Return to Guam was a 1944 short propaganda film produced by the US Navy about the taking and recapture of the island of Guam.
The film starts when a convoy of ships nearing the island sees strange lights flashing from the island in Morse code "information". After cautiously investigating the signal, they find that it was made by a white man, George Tweed, the last survivor of the original garrison at Guam. Tweed relates his harrowing story of how he survived in the bush for 31 months with the help of the natives, Chamorros.
The narrator then tells the audience that the island of Guam means much to the people of America, none more so than the Chamorros sailors on the convoy. The film, through the voice of a Chammoro, relates how good life was on the island, how the US had opened schools and clinics for the natives, and trained them for self-government.
Then, on 11 December 1941, the island is assaulted by a huge force of Japanese planes and ships. The outnumbered garrison of about 500 men defends the island, but to little avail, and contact is lost with the mainland within hours. The American people and Chamorro diaspora don't know what happened to the friends and relatives on the island.
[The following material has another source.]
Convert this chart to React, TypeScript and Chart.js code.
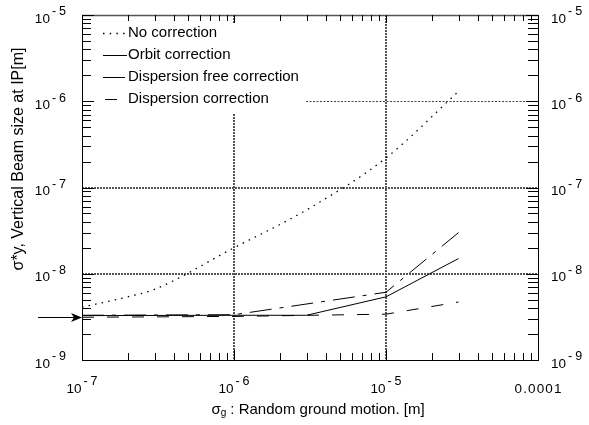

So the long process of industrial rearmament and "island hopping" begins with each element being scorned by a "Japanese" man with a radio speaker in silhouette behind a curtain. And then the island is taken. Surprisingly little is actually shown of the battle, but Tweed is shown talking to some of his superiors about the experience of the Chamorros on the island, the brutality and torture that the Japanese inflicted on them, and several photographs of Chamorro severed heads are shown, with the narrator explaining why each was decapitated.